Upon resolution of an incident, the ROC will change the status of an incident case to resolved, which triggers an email notification to the distributions associated with the case.

For Severity 1, 2 & 3 cases, the email generated states the following:

Incident Case [ROC #1722] regarding:

" Atlanta Degraded Service Level 50%",

is shown as completed in our records and will be closed unless you respond to this notice requesting additional support and/or information.

Thank You,

ROC Operations 678-xxx-xxxx


Post-Resolution Analysis

All incident cases categorized as Severity 1 are reviewed jointly with the Call Center Leadership, the Division IT & Care Leadership and the ROC Manager in a post-resolution analysis meeting. The purpose of the meeting is to review all of the data relevant to the problem with a goal of improving operational procedures.

This analysis is also available to our clients upon request.

All Severity 1, 2 & 3 cases generate an incident report contained within the OpsCenter application.

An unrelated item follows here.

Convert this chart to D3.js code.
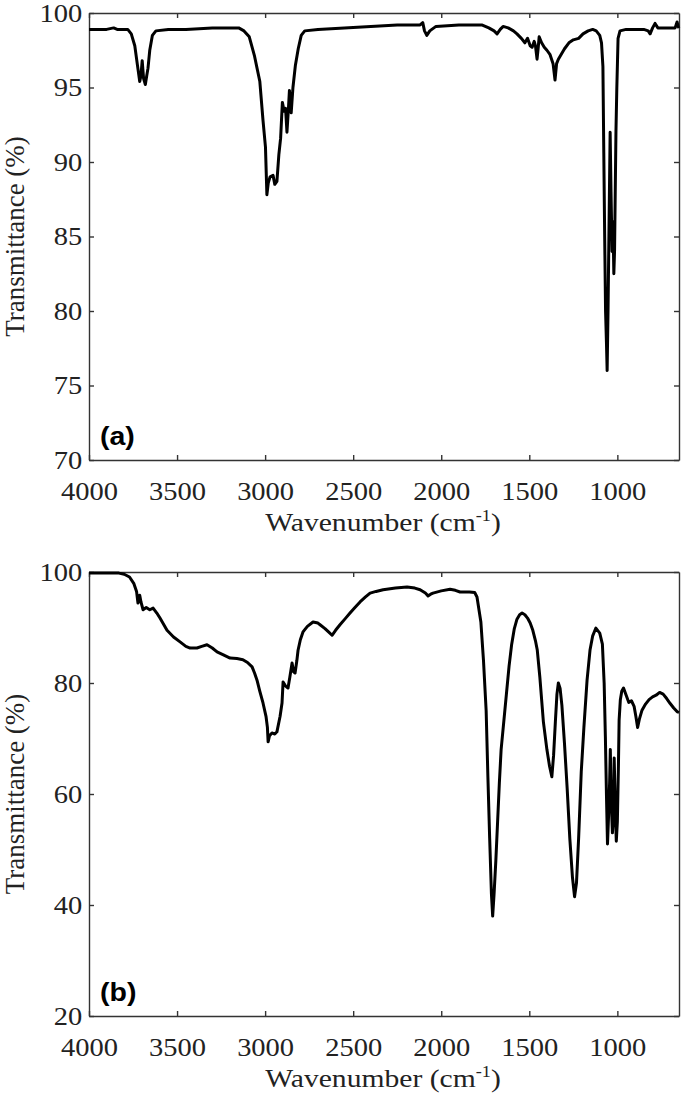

When Severity 2 incidents re-occur multiple times within a week, the ROC will generate a ROC Performance Analysis Report - Sample Report. This report gives an analysis of the recurring incidents, including:

  • Incident Description
  • Type of Investigation Undertaken
  • Findings
  • Positive Features and Good Practice Recognized
  • Recommendations and Action Plan
  • Appendices with supporting detail

The ROC Management will facilitate meetings with call center sites to review Severity 2 Performance Analysis Reports, and make recommendations for actions to address the causes identified as leading to Service Level Failures.

Regular Status Reporting

The ROC prepares status reports on a daily, weekly and monthly basis. Each daily status report is generated from OpsCenter, and contains a list of all open incident cases sorted by severity status in ascending order, and by date opened (oldest to newest) within each status. Each weekly report contains a list of all tickets closed since the date of the previous weekly report.